* [What to work on]:
Skip all pictures, then print the remaining material exactly.

* [Data excerpt]:
▬▬▬▬▬▬▬▬▬▬

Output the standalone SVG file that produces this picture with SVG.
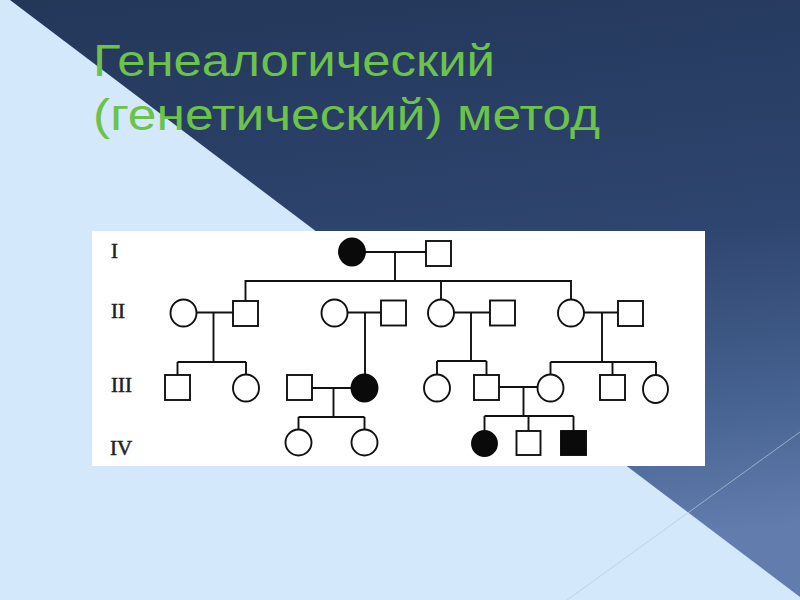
<svg xmlns="http://www.w3.org/2000/svg" width="800" height="600" viewBox="0 0 800 600">
<defs>
<linearGradient id="dark" x1="0" y1="0" x2="0.15" y2="1">
<stop offset="0" stop-color="#233759"/>
<stop offset="0.5" stop-color="#2e456f"/>
<stop offset="0.78" stop-color="#45618f"/>
<stop offset="1" stop-color="#627dad"/>
</linearGradient>
<style>
.ln{stroke:#111;stroke-width:1.9;fill:none}
.o{fill:#fff;stroke:#111;stroke-width:1.9}
.f{fill:#0a0a0a;stroke:#0a0a0a;stroke-width:1.9}
.gen{font-family:"Liberation Serif","Times New Roman",serif;font-size:21px;fill:#222;stroke:#222;stroke-width:0.5}
.title{font-family:"Liberation Sans","Open Sans",Arial,sans-serif;font-size:44px;fill:#6cc24a}
</style>
</defs>
<rect x="0" y="0" width="800" height="600" fill="url(#dark)"/>
<polygon points="0,0 10,0 800,597 800,600 0,600" fill="#d4e8fc"/>
<line x1="800" y1="432" x2="567" y2="600" stroke="#b9c8da" stroke-width="1" opacity="0.7"/>
<text class="title" x="93" y="76" textLength="402" lengthAdjust="spacingAndGlyphs">Генеалогический</text>
<text class="title" x="93" y="130" textLength="507" lengthAdjust="spacingAndGlyphs">(генетический) метод</text>
<rect x="92" y="231" width="613" height="235" fill="#ffffff"/>
<g id="labels">
<text class="gen" x="111" y="258">I</text>
<text class="gen" x="111" y="318">II</text>
<text class="gen" x="111" y="392">III</text>
<text class="gen" x="110" y="455">IV</text>
</g>
<g id="connectors">
<path class="ln" d="M365,252H426M395,252V281M244.5,281H572M245.5,281V301M441,281V300M571,281V300"/>
<path class="ln" d="M196.5,312.5H233M213.5,312.5V362M177.5,362H246M177.5,362V375M246,362V375"/>
<path class="ln" d="M347.5,312.5H381M365,312.5V375"/>
<path class="ln" d="M454,312.5H490M471,312.5V361M437,361H486.5M437,361V375M486.5,361V375"/>
<path class="ln" d="M584,312.5H618M602,312.5V362M550.5,362H656M550.5,362V375M612.5,362V375M656,362V375"/>
<path class="ln" d="M312,388H351.5M333.5,388V417M298.5,417H364.5M298.5,417V429.5M364.5,417V429.5"/>
<path class="ln" d="M499,387H537.5M523.5,387V416M484.5,416H573.5M484.5,416V431M528.5,416V431M573.5,416V431"/>
</g>
<g id="I1"><ellipse class="f" cx="352" cy="252" rx="13" ry="13.5"/></g>
<g id="I2"><rect class="o" x="426" y="241" width="25" height="25"/></g>
<g id="II1"><ellipse class="o" cx="183.5" cy="313" rx="13" ry="13.5"/></g>
<g id="II2"><rect class="o" x="233" y="301" width="25" height="25"/></g>
<g id="II3"><ellipse class="o" cx="334.5" cy="313" rx="13" ry="13.5"/></g>
<g id="II4"><rect class="o" x="381" y="300.5" width="25" height="25"/></g>
<g id="II5"><ellipse class="o" cx="441" cy="313" rx="13" ry="13.5"/></g>
<g id="II6"><rect class="o" x="490" y="300.5" width="25" height="25"/></g>
<g id="II7"><ellipse class="o" cx="571" cy="313" rx="13" ry="13.5"/></g>
<g id="II8"><rect class="o" x="618" y="301" width="25" height="25"/></g>
<g id="III1"><rect class="o" x="165" y="375" width="25" height="25"/></g>
<g id="III2"><ellipse class="o" cx="246" cy="388" rx="13" ry="13.5"/></g>
<g id="III3"><rect class="o" x="287" y="375" width="25" height="25"/></g>
<g id="III4"><ellipse class="f" cx="364.5" cy="388" rx="13" ry="13.5"/></g>
<g id="III5"><ellipse class="o" cx="437" cy="388" rx="13" ry="13.5"/></g>
<g id="III6"><rect class="o" x="474" y="375" width="25" height="25"/></g>
<g id="III7"><ellipse class="o" cx="550.5" cy="388" rx="13" ry="13.5"/></g>
<g id="III8"><rect class="o" x="600" y="375" width="25" height="25"/></g>
<g id="III9"><ellipse class="o" cx="655.5" cy="389" rx="12.5" ry="14"/></g>
<g id="IV1"><ellipse class="o" cx="298.5" cy="442.5" rx="13" ry="13"/></g>
<g id="IV2"><ellipse class="o" cx="364.5" cy="442.5" rx="13" ry="13"/></g>
<g id="IV3"><ellipse class="f" cx="484.5" cy="443.5" rx="12.5" ry="12.5"/></g>
<g id="IV4"><rect class="o" x="516.5" y="431" width="24" height="24"/></g>
<g id="IV5"><rect class="f" x="561" y="431" width="25" height="24"/></g>
</svg>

▬▬▬▬▬▬▬▬▬▬

* [Written response]:
Output the standalone SVG file that produces this picture with SVG.
<svg xmlns="http://www.w3.org/2000/svg" width="800" height="600" viewBox="0 0 800 600">
<defs>
<linearGradient id="dark" x1="0" y1="0" x2="0.15" y2="1">
<stop offset="0" stop-color="#233759"/>
<stop offset="0.5" stop-color="#2e456f"/>
<stop offset="0.78" stop-color="#45618f"/>
<stop offset="1" stop-color="#627dad"/>
</linearGradient>
<style>
.ln{stroke:#111;stroke-width:1.9;fill:none}
.o{fill:#fff;stroke:#111;stroke-width:1.9}
.f{fill:#0a0a0a;stroke:#0a0a0a;stroke-width:1.9}
.gen{font-family:"Liberation Serif","Times New Roman",serif;font-size:21px;fill:#222;stroke:#222;stroke-width:0.5}
.title{font-family:"Liberation Sans","Open Sans",Arial,sans-serif;font-size:44px;fill:#6cc24a}
</style>
</defs>
<rect x="0" y="0" width="800" height="600" fill="url(#dark)"/>
<polygon points="0,0 10,0 800,597 800,600 0,600" fill="#d4e8fc"/>
<line x1="800" y1="432" x2="567" y2="600" stroke="#b9c8da" stroke-width="1" opacity="0.7"/>
<text class="title" x="93" y="76" textLength="402" lengthAdjust="spacingAndGlyphs">Генеалогический</text>
<text class="title" x="93" y="130" textLength="507" lengthAdjust="spacingAndGlyphs">(генетический) метод</text>
<rect x="92" y="231" width="613" height="235" fill="#ffffff"/>
<g id="labels">
<text class="gen" x="111" y="258">I</text>
<text class="gen" x="111" y="318">II</text>
<text class="gen" x="111" y="392">III</text>
<text class="gen" x="110" y="455">IV</text>
</g>
<g id="connectors">
<path class="ln" d="M365,252H426M395,252V281M244.5,281H572M245.5,281V301M441,281V300M571,281V300"/>
<path class="ln" d="M196.5,312.5H233M213.5,312.5V362M177.5,362H246M177.5,362V375M246,362V375"/>
<path class="ln" d="M347.5,312.5H381M365,312.5V375"/>
<path class="ln" d="M454,312.5H490M471,312.5V361M437,361H486.5M437,361V375M486.5,361V375"/>
<path class="ln" d="M584,312.5H618M602,312.5V362M550.5,362H656M550.5,362V375M612.5,362V375M656,362V375"/>
<path class="ln" d="M312,388H351.5M333.5,388V417M298.5,417H364.5M298.5,417V429.5M364.5,417V429.5"/>
<path class="ln" d="M499,387H537.5M523.5,387V416M484.5,416H573.5M484.5,416V431M528.5,416V431M573.5,416V431"/>
</g>
<g id="I1"><ellipse class="f" cx="352" cy="252" rx="13" ry="13.5"/></g>
<g id="I2"><rect class="o" x="426" y="241" width="25" height="25"/></g>
<g id="II1"><ellipse class="o" cx="183.5" cy="313" rx="13" ry="13.5"/></g>
<g id="II2"><rect class="o" x="233" y="301" width="25" height="25"/></g>
<g id="II3"><ellipse class="o" cx="334.5" cy="313" rx="13" ry="13.5"/></g>
<g id="II4"><rect class="o" x="381" y="300.5" width="25" height="25"/></g>
<g id="II5"><ellipse class="o" cx="441" cy="313" rx="13" ry="13.5"/></g>
<g id="II6"><rect class="o" x="490" y="300.5" width="25" height="25"/></g>
<g id="II7"><ellipse class="o" cx="571" cy="313" rx="13" ry="13.5"/></g>
<g id="II8"><rect class="o" x="618" y="301" width="25" height="25"/></g>
<g id="III1"><rect class="o" x="165" y="375" width="25" height="25"/></g>
<g id="III2"><ellipse class="o" cx="246" cy="388" rx="13" ry="13.5"/></g>
<g id="III3"><rect class="o" x="287" y="375" width="25" height="25"/></g>
<g id="III4"><ellipse class="f" cx="364.5" cy="388" rx="13" ry="13.5"/></g>
<g id="III5"><ellipse class="o" cx="437" cy="388" rx="13" ry="13.5"/></g>
<g id="III6"><rect class="o" x="474" y="375" width="25" height="25"/></g>
<g id="III7"><ellipse class="o" cx="550.5" cy="388" rx="13" ry="13.5"/></g>
<g id="III8"><rect class="o" x="600" y="375" width="25" height="25"/></g>
<g id="III9"><ellipse class="o" cx="655.5" cy="389" rx="12.5" ry="14"/></g>
<g id="IV1"><ellipse class="o" cx="298.5" cy="442.5" rx="13" ry="13"/></g>
<g id="IV2"><ellipse class="o" cx="364.5" cy="442.5" rx="13" ry="13"/></g>
<g id="IV3"><ellipse class="f" cx="484.5" cy="443.5" rx="12.5" ry="12.5"/></g>
<g id="IV4"><rect class="o" x="516.5" y="431" width="24" height="24"/></g>
<g id="IV5"><rect class="f" x="561" y="431" width="25" height="24"/></g>
</svg>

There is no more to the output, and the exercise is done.